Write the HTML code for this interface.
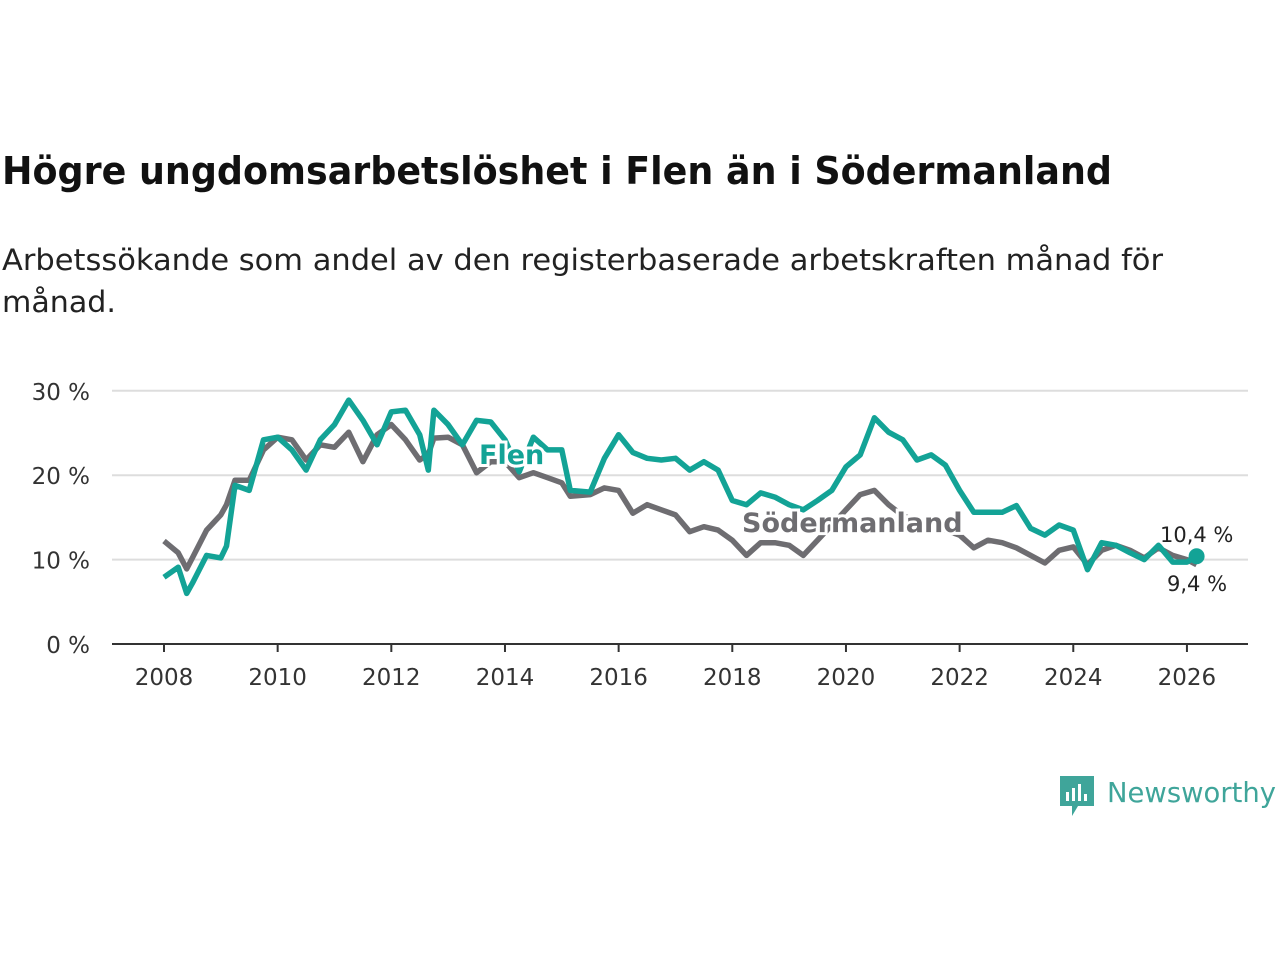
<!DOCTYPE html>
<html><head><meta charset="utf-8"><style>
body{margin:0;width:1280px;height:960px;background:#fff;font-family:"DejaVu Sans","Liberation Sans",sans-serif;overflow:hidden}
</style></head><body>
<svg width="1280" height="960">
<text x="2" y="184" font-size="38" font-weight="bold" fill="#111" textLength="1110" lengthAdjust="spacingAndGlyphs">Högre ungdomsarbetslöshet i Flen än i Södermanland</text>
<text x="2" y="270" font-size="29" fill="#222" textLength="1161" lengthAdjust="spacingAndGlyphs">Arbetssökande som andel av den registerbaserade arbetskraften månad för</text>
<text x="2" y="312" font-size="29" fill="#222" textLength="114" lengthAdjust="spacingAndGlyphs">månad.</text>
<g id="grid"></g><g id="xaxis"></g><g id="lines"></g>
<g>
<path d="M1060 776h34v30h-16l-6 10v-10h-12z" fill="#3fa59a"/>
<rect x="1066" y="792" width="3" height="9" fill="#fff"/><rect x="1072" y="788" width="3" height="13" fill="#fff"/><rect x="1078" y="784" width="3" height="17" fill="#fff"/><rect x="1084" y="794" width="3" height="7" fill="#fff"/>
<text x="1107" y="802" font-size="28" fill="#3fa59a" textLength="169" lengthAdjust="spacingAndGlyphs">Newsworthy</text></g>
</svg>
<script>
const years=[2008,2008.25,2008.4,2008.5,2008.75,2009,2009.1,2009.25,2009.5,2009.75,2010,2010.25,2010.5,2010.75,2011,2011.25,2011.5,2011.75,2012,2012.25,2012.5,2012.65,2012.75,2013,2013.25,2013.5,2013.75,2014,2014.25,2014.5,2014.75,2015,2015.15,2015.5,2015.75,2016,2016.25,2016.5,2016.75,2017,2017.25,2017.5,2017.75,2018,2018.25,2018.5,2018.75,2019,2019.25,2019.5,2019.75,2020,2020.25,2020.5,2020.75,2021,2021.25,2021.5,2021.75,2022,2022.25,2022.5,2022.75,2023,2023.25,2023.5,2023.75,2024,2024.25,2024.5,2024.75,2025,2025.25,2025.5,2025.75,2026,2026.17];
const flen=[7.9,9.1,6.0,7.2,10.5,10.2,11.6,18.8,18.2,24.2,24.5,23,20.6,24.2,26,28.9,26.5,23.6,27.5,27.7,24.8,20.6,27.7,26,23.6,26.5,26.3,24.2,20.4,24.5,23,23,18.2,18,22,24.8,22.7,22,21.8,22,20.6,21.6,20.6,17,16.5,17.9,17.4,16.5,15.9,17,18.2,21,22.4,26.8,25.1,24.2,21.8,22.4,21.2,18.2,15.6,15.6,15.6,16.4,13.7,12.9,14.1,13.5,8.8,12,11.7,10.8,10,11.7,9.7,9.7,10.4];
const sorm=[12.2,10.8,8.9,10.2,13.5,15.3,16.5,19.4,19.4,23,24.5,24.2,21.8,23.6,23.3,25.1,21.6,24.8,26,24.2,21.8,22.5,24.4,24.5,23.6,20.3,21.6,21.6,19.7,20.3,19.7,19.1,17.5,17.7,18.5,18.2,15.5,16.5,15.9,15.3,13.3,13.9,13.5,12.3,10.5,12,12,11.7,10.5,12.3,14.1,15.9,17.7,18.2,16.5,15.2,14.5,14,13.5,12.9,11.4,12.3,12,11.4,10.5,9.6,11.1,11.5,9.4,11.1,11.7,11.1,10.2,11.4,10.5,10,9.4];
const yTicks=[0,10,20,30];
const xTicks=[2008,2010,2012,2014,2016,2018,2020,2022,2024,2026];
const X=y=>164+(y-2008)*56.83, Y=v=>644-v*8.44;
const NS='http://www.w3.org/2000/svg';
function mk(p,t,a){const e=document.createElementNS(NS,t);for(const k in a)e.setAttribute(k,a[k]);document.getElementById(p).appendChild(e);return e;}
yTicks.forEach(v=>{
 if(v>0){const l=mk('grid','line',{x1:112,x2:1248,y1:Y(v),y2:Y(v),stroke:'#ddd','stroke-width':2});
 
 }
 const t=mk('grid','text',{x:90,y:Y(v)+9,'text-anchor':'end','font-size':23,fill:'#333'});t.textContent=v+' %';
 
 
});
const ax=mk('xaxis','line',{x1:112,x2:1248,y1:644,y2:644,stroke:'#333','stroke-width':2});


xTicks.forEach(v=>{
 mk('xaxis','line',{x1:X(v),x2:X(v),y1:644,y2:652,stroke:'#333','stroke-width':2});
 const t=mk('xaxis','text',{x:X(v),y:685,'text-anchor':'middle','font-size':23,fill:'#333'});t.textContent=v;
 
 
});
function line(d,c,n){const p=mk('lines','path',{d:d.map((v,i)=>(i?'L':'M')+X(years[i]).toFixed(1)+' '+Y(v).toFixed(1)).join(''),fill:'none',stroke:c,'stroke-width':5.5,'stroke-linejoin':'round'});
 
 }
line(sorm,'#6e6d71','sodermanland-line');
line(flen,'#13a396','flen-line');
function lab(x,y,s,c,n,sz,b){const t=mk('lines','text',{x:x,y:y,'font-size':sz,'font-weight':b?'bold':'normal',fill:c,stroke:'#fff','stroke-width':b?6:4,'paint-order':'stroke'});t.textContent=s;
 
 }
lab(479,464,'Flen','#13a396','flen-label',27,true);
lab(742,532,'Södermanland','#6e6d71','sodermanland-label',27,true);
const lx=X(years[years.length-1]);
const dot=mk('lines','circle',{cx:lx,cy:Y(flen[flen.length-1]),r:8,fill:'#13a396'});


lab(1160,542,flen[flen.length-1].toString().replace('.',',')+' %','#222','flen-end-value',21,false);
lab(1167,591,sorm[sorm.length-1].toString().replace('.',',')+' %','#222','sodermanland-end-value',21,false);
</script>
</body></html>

┄┄┄┄┄┄┄┄┄┄

_EXERCISE TASK_
Output the material word for word, omitting its pictures.

_ANSWER TO THIS TASK_
Write the HTML code for this interface.
<!DOCTYPE html>
<html><head><meta charset="utf-8"><style>
body{margin:0;width:1280px;height:960px;background:#fff;font-family:"DejaVu Sans","Liberation Sans",sans-serif;overflow:hidden}
</style></head><body>
<svg width="1280" height="960">
<text x="2" y="184" font-size="38" font-weight="bold" fill="#111" textLength="1110" lengthAdjust="spacingAndGlyphs">Högre ungdomsarbetslöshet i Flen än i Södermanland</text>
<text x="2" y="270" font-size="29" fill="#222" textLength="1161" lengthAdjust="spacingAndGlyphs">Arbetssökande som andel av den registerbaserade arbetskraften månad för</text>
<text x="2" y="312" font-size="29" fill="#222" textLength="114" lengthAdjust="spacingAndGlyphs">månad.</text>
<g id="grid"></g><g id="xaxis"></g><g id="lines"></g>
<g>
<path d="M1060 776h34v30h-16l-6 10v-10h-12z" fill="#3fa59a"/>
<rect x="1066" y="792" width="3" height="9" fill="#fff"/><rect x="1072" y="788" width="3" height="13" fill="#fff"/><rect x="1078" y="784" width="3" height="17" fill="#fff"/><rect x="1084" y="794" width="3" height="7" fill="#fff"/>
<text x="1107" y="802" font-size="28" fill="#3fa59a" textLength="169" lengthAdjust="spacingAndGlyphs">Newsworthy</text></g>
</svg>
<script>
const years=[2008,2008.25,2008.4,2008.5,2008.75,2009,2009.1,2009.25,2009.5,2009.75,2010,2010.25,2010.5,2010.75,2011,2011.25,2011.5,2011.75,2012,2012.25,2012.5,2012.65,2012.75,2013,2013.25,2013.5,2013.75,2014,2014.25,2014.5,2014.75,2015,2015.15,2015.5,2015.75,2016,2016.25,2016.5,2016.75,2017,2017.25,2017.5,2017.75,2018,2018.25,2018.5,2018.75,2019,2019.25,2019.5,2019.75,2020,2020.25,2020.5,2020.75,2021,2021.25,2021.5,2021.75,2022,2022.25,2022.5,2022.75,2023,2023.25,2023.5,2023.75,2024,2024.25,2024.5,2024.75,2025,2025.25,2025.5,2025.75,2026,2026.17];
const flen=[7.9,9.1,6.0,7.2,10.5,10.2,11.6,18.8,18.2,24.2,24.5,23,20.6,24.2,26,28.9,26.5,23.6,27.5,27.7,24.8,20.6,27.7,26,23.6,26.5,26.3,24.2,20.4,24.5,23,23,18.2,18,22,24.8,22.7,22,21.8,22,20.6,21.6,20.6,17,16.5,17.9,17.4,16.5,15.9,17,18.2,21,22.4,26.8,25.1,24.2,21.8,22.4,21.2,18.2,15.6,15.6,15.6,16.4,13.7,12.9,14.1,13.5,8.8,12,11.7,10.8,10,11.7,9.7,9.7,10.4];
const sorm=[12.2,10.8,8.9,10.2,13.5,15.3,16.5,19.4,19.4,23,24.5,24.2,21.8,23.6,23.3,25.1,21.6,24.8,26,24.2,21.8,22.5,24.4,24.5,23.6,20.3,21.6,21.6,19.7,20.3,19.7,19.1,17.5,17.7,18.5,18.2,15.5,16.5,15.9,15.3,13.3,13.9,13.5,12.3,10.5,12,12,11.7,10.5,12.3,14.1,15.9,17.7,18.2,16.5,15.2,14.5,14,13.5,12.9,11.4,12.3,12,11.4,10.5,9.6,11.1,11.5,9.4,11.1,11.7,11.1,10.2,11.4,10.5,10,9.4];
const yTicks=[0,10,20,30];
const xTicks=[2008,2010,2012,2014,2016,2018,2020,2022,2024,2026];
const X=y=>164+(y-2008)*56.83, Y=v=>644-v*8.44;
const NS='http://www.w3.org/2000/svg';
function mk(p,t,a){const e=document.createElementNS(NS,t);for(const k in a)e.setAttribute(k,a[k]);document.getElementById(p).appendChild(e);return e;}
yTicks.forEach(v=>{
 if(v>0){const l=mk('grid','line',{x1:112,x2:1248,y1:Y(v),y2:Y(v),stroke:'#ddd','stroke-width':2});
 
 }
 const t=mk('grid','text',{x:90,y:Y(v)+9,'text-anchor':'end','font-size':23,fill:'#333'});t.textContent=v+' %';
 
 
});
const ax=mk('xaxis','line',{x1:112,x2:1248,y1:644,y2:644,stroke:'#333','stroke-width':2});


xTicks.forEach(v=>{
 mk('xaxis','line',{x1:X(v),x2:X(v),y1:644,y2:652,stroke:'#333','stroke-width':2});
 const t=mk('xaxis','text',{x:X(v),y:685,'text-anchor':'middle','font-size':23,fill:'#333'});t.textContent=v;
 
 
});
function line(d,c,n){const p=mk('lines','path',{d:d.map((v,i)=>(i?'L':'M')+X(years[i]).toFixed(1)+' '+Y(v).toFixed(1)).join(''),fill:'none',stroke:c,'stroke-width':5.5,'stroke-linejoin':'round'});
 
 }
line(sorm,'#6e6d71','sodermanland-line');
line(flen,'#13a396','flen-line');
function lab(x,y,s,c,n,sz,b){const t=mk('lines','text',{x:x,y:y,'font-size':sz,'font-weight':b?'bold':'normal',fill:c,stroke:'#fff','stroke-width':b?6:4,'paint-order':'stroke'});t.textContent=s;
 
 }
lab(479,464,'Flen','#13a396','flen-label',27,true);
lab(742,532,'Södermanland','#6e6d71','sodermanland-label',27,true);
const lx=X(years[years.length-1]);
const dot=mk('lines','circle',{cx:lx,cy:Y(flen[flen.length-1]),r:8,fill:'#13a396'});


lab(1160,542,flen[flen.length-1].toString().replace('.',',')+' %','#222','flen-end-value',21,false);
lab(1167,591,sorm[sorm.length-1].toString().replace('.',',')+' %','#222','sodermanland-end-value',21,false);
</script>
</body></html>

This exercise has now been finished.